In early January at a meeting of the Bay Shore-Babylon Women’s Huddle, a leader with the Long Island Progressive Coalition spoke about her efforts with the organization on an ambitious climate campaign under a statewide coalition called NY Renews. After hearing about the aims of the coalition, I immediately reached out to LIPC to see how I could help. I had six weeks before I left for my semester abroad and I was determined to use that time to dig into local climate action. I am grateful to have found LIPC during this time.  

Before I started, I was unsure what to expect. I had never worked for a grassroots community group before but I jumped right in. I found out that I would be calling local elected officials each week and asking them to sign-on to an open letter calling for increased action on climate change and a transition to 100% clean renewable energy in NYS. Each week I would be following up in order to ensure the elected official received the letter and to hold them accountable for a response. I would also be participating in weekly phone banks where a group of us would be calling constituents of a state senator whose support was crucial in the progression of the Climate and Community Protection Act, a bill championed by NY Renews which would commit New York to reaching 100% renewable energy economy-wide by 2050, attach fair labor standards to clean energy jobs, and ensure adequate resiliency resources get to communities most vulnerable to the impacts of climate change.
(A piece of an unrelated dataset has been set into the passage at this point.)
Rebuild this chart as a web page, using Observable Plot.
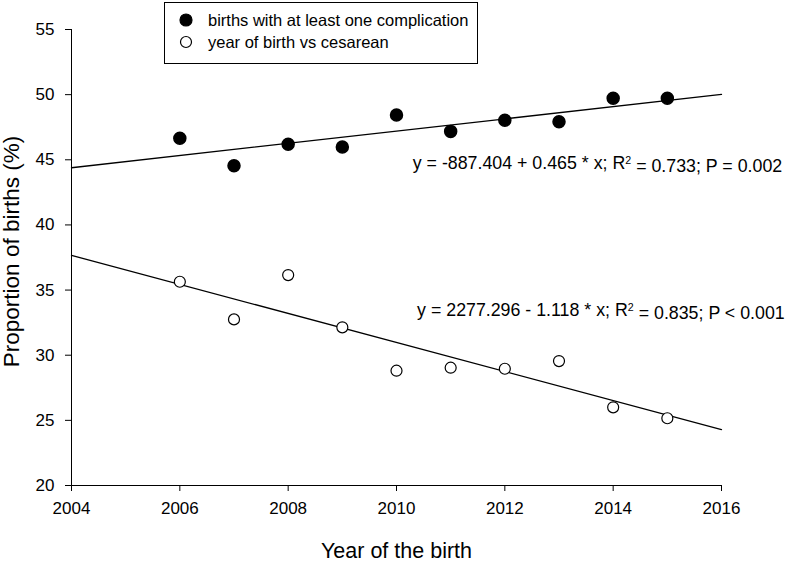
<!DOCTYPE html>
<html><head><meta charset="utf-8">
<script src="https://cdn.jsdelivr.net/npm/d3@7"></script>
<script src="https://cdn.jsdelivr.net/npm/@observablehq/plot@0.6"></script>
<style>
body{margin:0;background:#fff;}
#wrap{position:relative;width:787px;height:561px;font-family:"Liberation Sans",Arial,sans-serif;}
#legend{position:absolute;left:164px;top:2px;width:314px;height:62px;border:1px solid #000;background:#fff;box-sizing:border-box;font-size:16.5px;color:#000;}
.row{position:absolute;left:0;height:20px;display:flex;align-items:center;}
.row svg{margin-left:14px;margin-right:15px;}
</style></head><body>
<div id="wrap"><div id="chart"></div><div id="legend"></div></div>
<script>
const years = [2006, 2007, 2008, 2009, 2010, 2011, 2012, 2013, 2014, 2015];
const complication = [46.65, 44.54, 46.2, 45.98, 48.43, 47.18, 48.03, 47.92, 49.72, 49.72];
const cesarean = [35.64, 32.75, 36.15, 32.14, 28.81, 29.04, 28.96, 29.55, 26.0, 25.16];
const seriesNames = ["births with at least one complication", "year of birth vs cesarean"];
const equations = ["y = -887.404 + 0.465 * x; R² = 0.733; P = 0.002", "y = 2277.296 - 1.118 * x; R² = 0.835; P < 0.001"];
const equationX = [2010.3, 2010.38];
const equationY = [44.75, 33.47];
const xTicks = [2004, 2006, 2008, 2010, 2012, 2014, 2016];
const yTicks = [20, 25, 30, 35, 40, 45, 50, 55];
const xDomain = [2004, 2016];
const yDomain = [20, 55];

function fit(xs, ys) {
  const mx = d3.mean(xs), my = d3.mean(ys);
  const b = d3.sum(xs, (x, i) => (x - mx) * (ys[i] - my)) / d3.sum(xs, x => (x - mx) ** 2);
  const a = my - b * mx;
  return xDomain.map(x => ({x, y: a + b * x}));
}
const compData = years.map((year, i) => ({year, value: complication[i]}));
const cesData = years.map((year, i) => ({year, value: cesarean[i]}));
const eqData = equations.map((text, i) => ({text, x: equationX[i], y: equationY[i]}));

const font = '"Liberation Sans", Arial, sans-serif';
const chart = Plot.plot({
  width: 787, height: 561,
  marginLeft: 71, marginRight: 66, marginTop: 29, marginBottom: 76,
  style: {fontFamily: font, fontSize: "17px", color: "#000", background: "#fff", overflow: "visible"},
  x: {domain: xDomain},
  y: {domain: yDomain},
  marks: [
    Plot.axisX({ticks: xTicks, tickFormat: d => String(d), tickSize: 6, tickPadding: 10, label: "Year of the birth", labelAnchor: "center", labelOffset: 72, labelArrow: "none", fontSize: 17}),
    Plot.axisY({ticks: yTicks, tickSize: 6, tickPadding: 11, label: "Proportion of births (%)", labelAnchor: "center", labelOffset: 68, labelArrow: "none", fontSize: 17}),
    Plot.ruleX([xDomain[0]], {stroke: "#000"}),
    Plot.ruleY([yDomain[0]], {stroke: "#000"}),
    Plot.line(fit(years, complication), {x: "x", y: "y", stroke: "#000", strokeWidth: 1.3}),
    Plot.line(fit(years, cesarean), {x: "x", y: "y", stroke: "#000", strokeWidth: 1.3}),
    Plot.dot(compData, {x: "year", y: "value", r: 6, fill: "#000", stroke: "#000"}),
    Plot.dot(cesData, {x: "year", y: "value", r: 5.5, fill: "#fff", stroke: "#000", strokeWidth: 1.2}),
    Plot.text(eqData, {x: "x", y: "y", text: "text", textAnchor: "start", lineAnchor: "middle", fontSize: 17.8, fill: "#000"})
  ]
});
document.getElementById("chart").appendChild(chart);

// axis titles larger
d3.select(chart).selectAll('g[aria-label="x-axis label"] text').attr("font-size", 21.5);
d3.select(chart).selectAll('g[aria-label="y-axis label"] text').attr("font-size", 22.5).attr("x", 6);

// superscript 2 in equations
d3.select(chart).selectAll("text").each(function() {
  const t = this.textContent;
  if (t.includes("R²") && this.childElementCount === 0) {
    const [pre, post] = t.split("R²");
    const el = d3.select(this);
    el.text(null);
    el.append("tspan").text(pre + "R");
    el.append("tspan").attr("dy", "-0.45em").attr("font-size", "0.6em").text("2");
    el.append("tspan").attr("dy", "0.45em").text(post);
  }
});

// legend
const legend = d3.select("#legend");
seriesNames.forEach((name, i) => {
  const row = legend.append("div").attr("class", "row").style("top", (7 + i * 22) + "px");
  const s = row.append("svg").attr("width", 14).attr("height", 14);
  s.append("circle").attr("cx", 7).attr("cy", 7).attr("r", i === 0 ? 6 : 5.5)
    .attr("fill", i === 0 ? "#000" : "#fff").attr("stroke", "#000").attr("stroke-width", 1.2);
  row.append("span").text(name);
});
</script>
</body></html>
With previous internships, I never felt that I had an impact with what I was doing or that I learned much of anything. But working with LIPC taught me a number of different lessons. I learned how important persistence is in this line of work.

Through my consistent calls to local elected officials, I saw that without constant reminding, officials would have bypassed what we had to say and moved on to another issue. Because of our persistence, over 20 elected officials signed-on in support of the open letter we sent out. And in phone banking, I saw the importance of persistence, as well as the willingness of people on the other end of the line to help further a cause they care about. Many people were willing to listen to our message and ultimately made calls to their State Senator Elaine Phillips urging her cosponsorship of the Climate and Community Protection Act. Because of the numerous people we called and the dozens of people who called Senator Phillips, we were able to secure her support for this crucial piece of legislation. When I heard the news, I was in disbelief. We had actually done it!!!

In such a short period of time I saw the true power of grassroots organizing in bringing people together and pushing for progressive change. It was so encouraging to learn first hand that the voice of the people can have a direct impact on state decisions.

Gaining the support of elected officials for the open letter and working to secure the cosponsorship from the state senator showed me that the fight to combat climate change is long and trying, but that everyday citizens have a direct role in leading the efforts. The Long Island Progressive Coalition empowered me in a way I was not expecting, and for that, I am truly grateful. I’ll be back at their office as soon as I return home from abroad.